There are additional ingredients you can add, however, to make your nut milks extra flavorful and creamy sweet.
Coconut oil, irish moss (a type of seaweed) or chia seeds can be used to make your milk extra rich and thick. (See our recipe on how to make irish moss gel in the links at the bottom of this page.)
Sometimes it is also nice to add some natural sweeteners, like yacon syrup, coconut sugar and flavored or powdered stevia. Some sweeteners may turn your white milk to an off-white color.
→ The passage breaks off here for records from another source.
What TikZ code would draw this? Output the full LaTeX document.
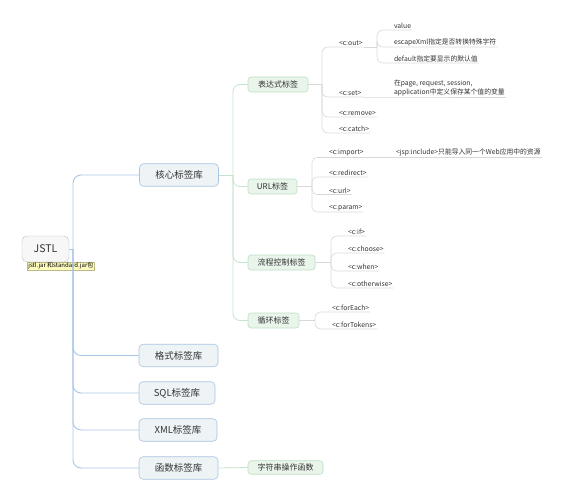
\documentclass[tikz,border=0pt]{standalone}
\usepackage{fontspec}
\setmainfont{Noto Sans CJK SC}
\definecolor{blueL}{HTML}{A9C5E6}
\definecolor{greenL}{HTML}{C3E3CA}
\definecolor{grayL}{HTML}{D6D9D6}
\definecolor{mainfill}{HTML}{EEF3F6}
\definecolor{maindraw}{HTML}{A9C4E2}
\definecolor{gfill}{HTML}{E9F5EB}
\definecolor{gdraw}{HTML}{BCDFC3}
\definecolor{txt}{HTML}{333333}
\begin{document}
\begin{tikzpicture}[x=1pt,y=-1pt,
  bline/.style={draw=blueL,line width=0.9pt},
  gline/.style={draw=greenL,line width=0.8pt},
  lline/.style={draw=grayL,line width=0.6pt},
  rootbox/.style={draw=black!25,fill=black!3,rounded corners=5pt,minimum width=47pt,minimum height=26pt,inner sep=0pt,font=\fontsize{10.5}{12}\selectfont,text=txt},
  notebox/.style={draw=yellow!50!black!60,fill=yellow!25,inner xsep=1.2pt,inner ysep=0.6pt,font=\fontsize{6}{6.5}\selectfont,anchor=north west,text=black},
  mainbox/.style={draw=maindraw,fill=mainfill,rounded corners=4pt,minimum height=22.5pt,inner sep=0pt,font=\fontsize{9.5}{11}\selectfont,text=txt,line width=0.6pt},
  subbox/.style={draw=gdraw,fill=gfill,rounded corners=3pt,minimum height=15pt,inner sep=0pt,font=\fontsize{8}{9}\selectfont,text=txt,line width=0.6pt},
  leaf/.style={anchor=south west,inner xsep=0.8pt,inner ysep=1.2pt,font=\fontsize{6.8}{8.5}\selectfont,text=txt,align=left},
]
\useasboundingbox (0,0) rectangle (564,500);

% root
\node[rootbox] (jstl) at (45.5,249) {JSTL};
\node[notebox] (note) at (27,262) {jstl.jar 和standard.jar包};

% main level
\node[mainbox,minimum width=79pt] (core) at (179,175) {核心标签库};
\node[mainbox,minimum width=79pt] (fmt) at (178.5,355.5) {格式标签库};
\node[mainbox,minimum width=76pt] (sql) at (177,393) {SQL标签库};
\node[mainbox,minimum width=78pt] (xml) at (178,430) {XML标签库};
\node[mainbox,minimum width=79pt] (fn) at (178.5,468) {函数标签库};

\coordinate (jt) at (73,249);
\draw[bline] (jstl.east) -- (jt);
\foreach \c in {core,fmt,sql,xml,fn}{
  \draw[bline,rounded corners=8pt] (jt) |- (\c.west);
}

% function child
\node[subbox,minimum width=75pt,minimum height=13.5pt] (strfn) at (285.5,467.5) {字符串操作函数};
\draw[gline] (fn.east) -- (strfn.west);

% second level
\node[subbox,minimum width=60pt] (expr) at (278,84.5) {表达式标签};
\node[subbox,minimum width=49pt] (url) at (272.5,186.5) {URL标签};
\node[subbox,minimum width=67pt] (flow) at (281.5,262.5) {流程控制标签};
\node[subbox,minimum width=51pt] (loop) at (273.5,320.5) {循环标签};

\coordinate (ct) at (233,175);
\draw[gline] (core.east) -- (ct);
\foreach \c in {expr,url,flow,loop}{
  \draw[gline,rounded corners=7pt] (ct) |- (\c.west);
}

% expression tags
\node[leaf] (cout) at (338,47) {<c:out>};
\node[leaf] (cset) at (338,97) {<c:set>};
\node[leaf] (cremove) at (338,117) {<c:remove>};
\node[leaf] (ccatch) at (338,133) {<c:catch>};
\coordinate (et) at (322,84.5);
\draw[lline] (expr.east) -- (et);
\foreach \c in {cout,cset,cremove,ccatch}{
  \draw[lline,rounded corners=6pt] (et) |- (\c.south west) -- (\c.south east);
}

\node[leaf] (value) at (393,30) {value};
\node[leaf] (escape) at (393,47) {escapeXml指定是否转换特殊字符};
\node[leaf] (default) at (393,63) {default指定要显示的默认值};
\coordinate (ot) at (377,47);
\draw[lline] (cout.south east) -- (ot);
\foreach \c in {value,escape,default}{
  \draw[lline,rounded corners=6pt] (ot) |- (\c.south west) -- (\c.south east);
}

\node[leaf] (setd) at (393,97) {在page, request, session,\\application中定义保存某个值的变量};
\draw[lline] (cset.south east) -- (setd.south west) -- (setd.south east);

% URL tags
\node[leaf] (cimport) at (328,157.5) {<c:import>};
\node[leaf] (credirect) at (328,177) {<c:redirect>};
\node[leaf] (curl) at (328,194.5) {<c:url>};
\node[leaf] (cparam) at (328,212) {<c:param>};
\coordinate (ut) at (312,186.5);
\draw[lline] (url.east) -- (ut);
\foreach \c in {cimport,credirect,curl,cparam}{
  \draw[lline,rounded corners=5pt] (ut) |- (\c.south west) -- (\c.south east);
}
\node[leaf] (jspinc) at (395,157.5) {<jsp:include>只能导入同一个Web应用中的资源};
\draw[lline] (cimport.south east) -- (jspinc.south west) -- (jspinc.south east);

% flow control tags
\node[leaf] (cif) at (347,236) {<c:if>};
\node[leaf] (cchoose) at (347,253) {<c:choose>};
\node[leaf] (cwhen) at (347,271) {<c:when>};
\node[leaf] (cother) at (347,288) {<c:otherwise>};
\coordinate (ft) at (331,262.5);
\draw[lline] (flow.east) -- (ft);
\foreach \c in {cif,cchoose,cwhen,cother}{
  \draw[lline,rounded corners=6pt] (ft) |- (\c.south west) -- (\c.south east);
}

% loop tags
\node[leaf] (cforeach) at (331,312) {<c:forEach>};
\node[leaf] (cfortok) at (331,329) {<c:forTokens>};
\coordinate (lt) at (315,320.5);
\draw[lline] (loop.east) -- (lt);
\foreach \c in {cforeach,cfortok}{
  \draw[lline,rounded corners=6pt] (lt) |- (\c.south west) -- (\c.south east);
}
\end{tikzpicture}
\end{document}
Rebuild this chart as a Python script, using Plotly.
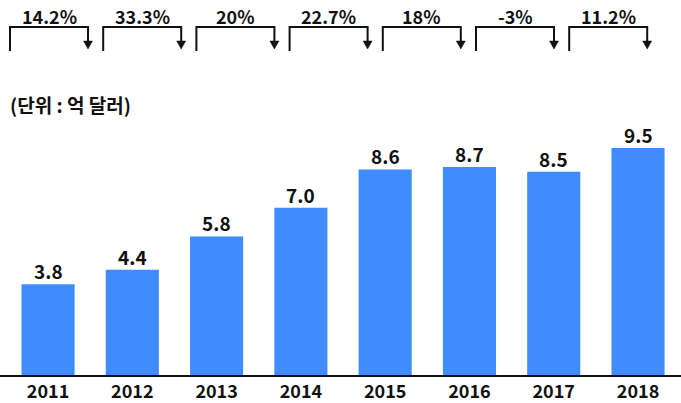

If this is a concern, you can always use clear agave, xylitol or a clear stevia solution.
Any nut milk can be spiced up and flavored with vanilla, cinnamon, nutmeg, ginger or other herbs and spices.
If you really want to get fancy, you can use herbal tonic teas as your liquid base and then add various superfoods like chaga, shilajit, ashwagandha, maca or mucuna. This increases the nutrient density of your milk, but can also change the flavor quite a bit.
We like to use our nut milks to make shakes for our first meal of the day after a great workout when the body is open and ready for a raw protein-rich drink.
A glass of cold nut milk is always nice with raw cookies fresh from the dehydrator and is great poured over a raw granola recipe.
These nut milk recipes can be used in the same way you would use other forms of milk. We use them to make ashwagandha milk and to thicken some of our raw vegan desserts.
The nut pulp fiber left over from your nut milks can be used to make other vegan recipes and desserts. This includes raw hummus, dips, cracker recipes and pates.
One of our personal favorite ways to use nut pulp is in dehydrated no-bake cookies or in our granola recipe mentioned above.
It is important to purchase high quality organic nuts and seeds that
have not been pasteurized, irradiated or are concentrated with pesticide
Recent U.S. regulations require some commercial nut and seed varieties (mostly almonds) to undergo steam pasteurization for "health and safety" reasons.
There are some loop holes within these laws, however, and raw nuts and seeds are still available on a large scale by organic high quality growers. These types of nuts can actually be sprouted and contain living enzymes and greater nutrient value.